De inspectie blijft in het toezicht aandacht schenken aan hoe scholen de ontwikkeling van leerlingen volgen en de wijze waarop dit tot conclusies over het onderwijs leidt. Het is aan de school ambitieuze doelen voor de leerlingen te formuleren.

Het is belangrijk dat leerlingen goede resultaten halen en dat scholen de ontwikkeling van leerlingen goed volgen. De inspectie heeft in de afgelopen jaren een oordeel over de tussenresultaten uitgesproken. Dit heeft er mede toe geleid dat de tussentijdse toetsen voor veel scholen in een ander daglicht zijn komen te staan. Voor sommige scholen werd het behaalde resultaat en de verantwoording daarover aan de inspectie belangrijker dan het echte doel van de toetsen. Dat doel - het volgen van de ontwikkeling van de leerlingen en de evaluatie of de ontwikkeling verloopt zoals gepland – willen we in het toezicht weer centraal zetten.
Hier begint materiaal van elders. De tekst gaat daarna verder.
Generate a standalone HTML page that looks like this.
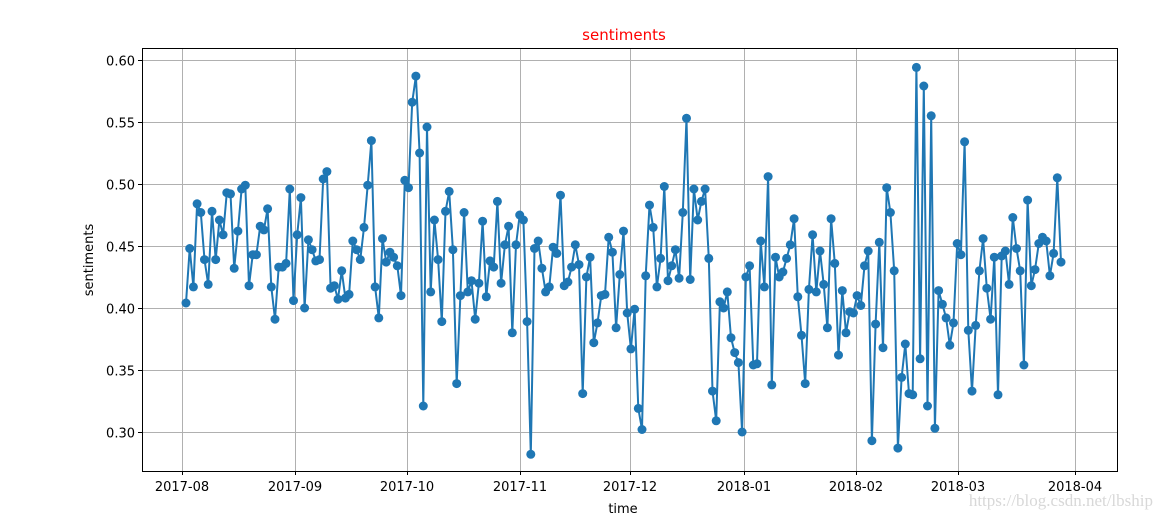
<!DOCTYPE html>
<html><head><meta charset="utf-8"><style>
html,body{margin:0;padding:0;background:#fff;}
svg{display:block;font-family:"DejaVu Sans","Liberation Sans",sans-serif;}
</style></head><body>
<svg id="s" width="1164" height="520" xmlns="http://www.w3.org/2000/svg">
<rect width="1164" height="520" fill="#fff"/>
<g id="grid" stroke="#b0b0b0" stroke-width="1"></g>
<g id="ticks" font-size="13" fill="#000"></g>
<polyline id="ln" fill="none" stroke="#1f77b4" stroke-width="2"/>
<g id="mk" fill="#1f77b4"></g>
<rect x="142.5" y="48.5" width="975" height="423" fill="none" stroke="#000" stroke-width="1"/>
<text x="624" y="40" font-size="15" fill="#ff0000" text-anchor="middle">sentiments</text>
<text x="623" y="513" font-size="13" text-anchor="middle">time</text>
<text transform="translate(93,260) rotate(-90)" font-size="13" text-anchor="middle">sentiments</text>
<text x="1153" y="506" font-size="17" fill="#d8d8d8" text-anchor="end" font-family="Liberation Serif,serif">https://blog.csdn.net/lbship</text>
</svg>
<script>
var NS="http://www.w3.org/2000/svg";
function el(t,a,p,txt){var e=document.createElementNS(NS,t);for(var k in a)e.setAttribute(k,a[k]);if(txt)e.textContent=txt;document.getElementById(p).appendChild(e);}
function Y(v){return 60+(0.60-v)/0.05*62;}
var xt=[[182,"2017-08"],[295,"2017-09"],[407,"2017-10"],[520,"2017-11"],[630,"2017-12"],[744,"2018-01"],[856,"2018-02"],[958,"2018-03"],[1075,"2018-04"]];
xt.forEach(function(t){el("line",{x1:t[0]+.5,x2:t[0]+.5,y1:48,y2:471},"grid");el("line",{x1:t[0]+.5,x2:t[0]+.5,y1:471,y2:475,stroke:"#000"},"grid");el("text",{x:t[0],y:491,"text-anchor":"middle"},"ticks",t[1]);});
[0.30,0.35,0.40,0.45,0.50,0.55,0.60].forEach(function(v){var y=Math.round(Y(v))+.5;el("line",{x1:142,x2:1117,y1:y,y2:y},"grid");el("line",{x1:138,x2:142,y1:y,y2:y,stroke:"#000"},"grid");el("text",{x:135,y:y+5,"text-anchor":"end"},"ticks",v.toFixed(2));});
var V=[0.404,0.448,0.417,0.484,0.477,0.439,0.419,0.478,0.439,0.471,0.459,0.493,0.492,0.432,0.462,0.496,0.499,0.418,0.443,0.443,0.466,0.463,0.480,0.417,0.391,0.433,0.433,0.436,0.496,0.406,0.459,
0.489,0.400,0.455,0.447,0.438,0.439,0.504,0.510,0.416,0.418,0.407,0.430,0.408,0.411,0.454,0.447,0.439,0.465,0.499,0.535,0.417,0.392,0.456,0.437,0.445,0.441,0.434,0.410,0.503,0.497,
0.566,0.587,0.525,0.321,0.546,0.413,0.471,0.439,0.389,0.478,0.494,0.447,0.339,0.410,0.477,0.413,0.422,0.391,0.420,0.470,0.409,0.438,0.433,0.486,0.420,0.451,0.466,0.380,0.451,0.475,0.471,
0.389,0.282,0.448,0.454,0.432,0.413,0.417,0.449,0.444,0.491,0.418,0.421,0.433,0.451,0.435,0.331,0.425,0.441,0.372,0.388,0.410,0.411,0.457,0.445,0.384,0.427,0.462,0.396,0.367,0.399,
0.319,0.302,0.426,0.483,0.465,0.417,0.440,0.498,0.422,0.434,0.447,0.424,0.477,0.553,0.423,0.496,0.471,0.486,0.496,0.440,0.333,0.309,0.405,0.400,0.413,0.376,0.364,0.356,0.300,0.425,0.434,
0.354,0.355,0.454,0.417,0.506,0.338,0.441,0.425,0.429,0.440,0.451,0.472,0.409,0.378,0.339,0.415,0.459,0.413,0.446,0.419,0.384,0.472,0.436,0.362,0.414,0.380,0.397,0.396,0.410,0.402,0.434,
0.446,0.293,0.387,0.453,0.368,0.497,0.477,0.430,0.287,0.344,0.371,0.331,0.330,0.594,0.359,0.579,0.321,0.555,0.303,0.414,0.403,0.392,0.370,0.388,0.452,0.443,0.534,0.382,
0.333,0.386,0.430,0.456,0.416,0.391,0.441,0.330,0.442,0.446,0.419,0.473,0.448,0.430,0.354,0.487,0.418,0.431,0.452,0.457,0.454,0.426,0.444,0.505,0.437];
var n=V.length,pts=[];
V.forEach(function(v,i){pts.push([186+i*(1061-186)/(n-1),Y(v)]);});
document.getElementById("ln").setAttribute("points",pts.map(function(p){return p[0].toFixed(1)+","+p[1].toFixed(1);}).join(" "));
pts.forEach(function(p){el("circle",{cx:p[0].toFixed(1),cy:p[1].toFixed(1),r:4.5},"mk");});
</script>
</body></html>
In lijn met de Kamerbrief ‘Nut en waarde van toetsing in het funderend onderwijs’ maken we daarmee een helderder onderscheid in toezicht tussen formatieve en summatieve toetsen. We verwachten dat scholen zelf ambitieuze doelen stellen voor leerlingen, en zicht hebben op in hoeverre leerlingen die doelen halen. Ook verwachten we dat scholen op basis van hun beeld het onderwijs aan de leerlingen bijstellen.